What Brings Us Sorrow?

The Question I Couldn't Stop Asking

At one point in my life — the period I've written about before, when things were genuinely hard — I found myself asking this question over and over:

Why does it feel like this? Where is all this sorrow coming from?

Not dramatic sorrow. Not grief. Just a persistent, low-grade heaviness. The kind that sits just below the surface of ordinary days. The kind that makes good things feel slightly muted, and difficult things feel heavier than they should.

I looked for answers. I found them — eventually, through Vipassana, through practice, through the kind of honest self-examination that only becomes possible when you slow down enough to actually look.

Here's what I found.

The Weight of Expectations

Most of the sorrow I've experienced in my life has had a common thread: the gap between how things were and how I believed they should be.

Expectations. Of people. Of situations. Of myself.

We hold expectations as if they're facts — as if the world has somehow agreed to behave a certain way and is now in breach of contract when it doesn't. But the world didn't agree to anything. The people in our lives have their own inner weather, their own histories, their own impossible complexity. They will not always show up the way we need them to. They cannot — even when they want to.

And the expectations we carry for ourselves can be the most crushing of all. The version of ourselves we believe we should be by now, at this age, at this stage. The imagined timeline against which we're always running late.

I'm not saying give up on standards or stop caring about growth. I'm saying notice how much suffering is generated not by what's actually happening, but by the story that it shouldn't be happening this way.

The expectation is the source of the pain — not the reality itself.

Living Somewhere Other Than Now

The second major source of sorrow I've identified in my own life is simpler, and stranger, and almost embarrassingly common: I wasn't here.

Physically present. Mentally elsewhere — in the past, replaying what went wrong and what I should have said and done; or in the future, anticipating what might go wrong and rehearsing for disasters that mostly never arrived.

This is how most of us spend a significant portion of our waking hours. And it costs us enormously. Not just in anxiety about what hasn't happened yet, but in the quiet loss of what's actually here — the life that's available in this moment, this conversation, this ordinary day.

The past cannot be changed. I know that sounds obvious. But there's a difference between knowing it and actually releasing your grip on it. The practice of releasing — of choosing, again and again, to come back to where you actually are — is one of the most worthwhile things I've ever learned to do.

The Suffering We Create Through Resistance

There's a teaching from the Vipassana tradition that I keep returning to: suffering arises from craving and aversion. From wanting things to be different than they are, and from trying to push away what's present.

This isn't about resignation. It's not about accepting things that genuinely need changing and pretending that's fine.
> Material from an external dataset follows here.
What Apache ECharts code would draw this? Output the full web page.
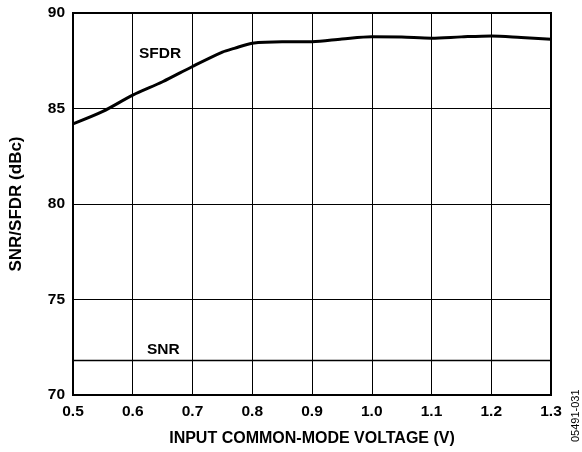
<!DOCTYPE html>
<html>
<head>
<meta charset="utf-8">
<script src="https://cdn.jsdelivr.net/npm/echarts@6/dist/echarts.min.js"></script>
<style>
  html, body { margin: 0; padding: 0; background: #fff; }
  #chart { width: 582px; height: 452px; }
</style>
</head>
<body>
<div id="chart"></div>
<script>
var voltage = [0.5, 0.55, 0.6, 0.65, 0.7, 0.75, 0.77, 0.8, 0.85, 0.9, 0.95, 1.0, 1.05, 1.1, 1.15, 1.2, 1.25, 1.3];
var sfdr = [84.2, 84.85, 85.7, 86.4, 87.2, 87.95, 88.15, 88.42, 88.5, 88.5, 88.64, 88.76, 88.74, 88.68, 88.75, 88.8, 88.72, 88.63];
var snrVoltage = [0.5, 1.3];
var snr = [71.8, 71.8];
var xTicks = { min: 0.5, max: 1.3, interval: 0.1 };
var yTicks = { min: 70, max: 90, interval: 5 };

function pairs(xs, ys) { return xs.map(function (x, i) { return [x, ys[i]]; }); }

var FONT = 'Liberation Sans, Arial, sans-serif';
var chart = echarts.init(document.getElementById('chart'), null, { renderer: 'canvas' });
chart.setOption({
  animation: false,
  backgroundColor: '#fff',
  grid: { left: 71, top: 13, width: 480, height: 383, show: true, borderColor: '#000', borderWidth: 2, backgroundColor: 'transparent' },
  xAxis: {
    type: 'value', min: xTicks.min, max: xTicks.max, interval: xTicks.interval,
    name: 'INPUT COMMON-MODE VOLTAGE (V)', nameLocation: 'middle', nameGap: 36,
    nameTextStyle: { fontFamily: FONT, fontWeight: 'bold', fontSize: 16, color: '#000' },
    axisLine: { show: false }, axisTick: { show: false },
    axisLabel: { margin: 9, fontFamily: FONT, fontWeight: 'bold', fontSize: 15.5, color: '#000',
      formatter: function (v) { return v.toFixed(1); } },
    splitLine: { show: true, lineStyle: { color: '#000', width: 1 } }
  },
  yAxis: {
    type: 'value', min: yTicks.min, max: yTicks.max, interval: yTicks.interval,
    name: 'SNR/SFDR (dBc)', nameLocation: 'middle', nameGap: 48,
    nameTextStyle: { fontFamily: FONT, fontWeight: 'bold', fontSize: 17, color: '#000' },
    axisLine: { show: false }, axisTick: { show: false },
    axisLabel: { margin: 8, fontFamily: FONT, fontWeight: 'bold', fontSize: 15.5, color: '#000' },
    splitLine: { show: true, lineStyle: { color: '#000', width: 1 } }
  },
  series: [
    { name: 'SFDR', type: 'line', data: pairs(voltage, sfdr), smooth: 0.3, showSymbol: false,
      lineStyle: { color: '#000', width: 3 } },
    { name: 'SNR', type: 'line', data: pairs(snrVoltage, snr), showSymbol: false,
      lineStyle: { color: '#000', width: 1.5 } }
  ],
  graphic: [
    { type: 'text', left: 139, top: 46, style: { text: 'SFDR', font: 'bold 15.5px ' + FONT, fill: '#000' } },
    { type: 'text', left: 147, top: 342, style: { text: 'SNR', font: 'bold 15.5px ' + FONT, fill: '#000' } },
    { type: 'text', x: 570, y: 442, rotation: Math.PI / 2, style: { text: '05491-031', font: '11px ' + FONT, fill: '#000' } }
  ]
});
</script>
</body>
</html>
It's about the difference between responding to reality and fighting it in your own mind — long after the moment has passed, or before it has even arrived.

I've spent entire weeks mentally fighting situations I had no power to change. Not doing anything about them. Just resisting them, internally, while the resistance itself generated far more suffering than the situations ever did.

When I finally managed to accept something — really accept it, not the performative acceptance that's actually just suppressed resistance — the suffering dissolved almost immediately. The situation remained. But the additional layer of anguish I'd been adding to it disappeared.

That moment was one of the most important I've ever had.

What Actually Helps

I want to be honest: I haven't found a way to permanently eliminate sorrow from my life. I'm not sure that's possible, or even desirable. Some sorrow is appropriate. Some pain is information. Some sadness means you have something worth losing.

But what I have found — through practice, and through the kind of attention that daily meditation makes possible — is a different relationship with difficulty. Less identification with it. More capacity to observe it without drowning in it.

A few things have helped consistently:

Noticing the expectation beneath the feeling. When something hurts, asking: what did I believe should have happened here? Often just seeing the expectation clearly takes some of its power away. Coming back to the present — physically, deliberately. Noticing what's actually here. The breath. The room. The fact that right now, in this moment, I am okay. Accepting what I cannot change with genuine openness rather than performance. This is the hardest one. It takes real practice. But it is possible.

Sorrow as a Teacher

Looking back, the periods of greatest difficulty in my life have also been the periods of the most significant growth. Not because suffering is good, but because difficulty — when you're willing to turn toward it rather than away — reveals things about yourself that easier times never will.

The sorrow I felt in those hard years pointed me toward Vipassana. Vipassana pointed me toward presence. Presence pointed me toward a version of my life that I would not trade for the easier path that avoided all that.

I'm not glad it was hard. But I'm grateful for what it taught me.

And I genuinely hope that something here is useful to you — wherever you are right now, whatever you're carrying.

You don't have to carry it alone. And you don't have to carry it forever.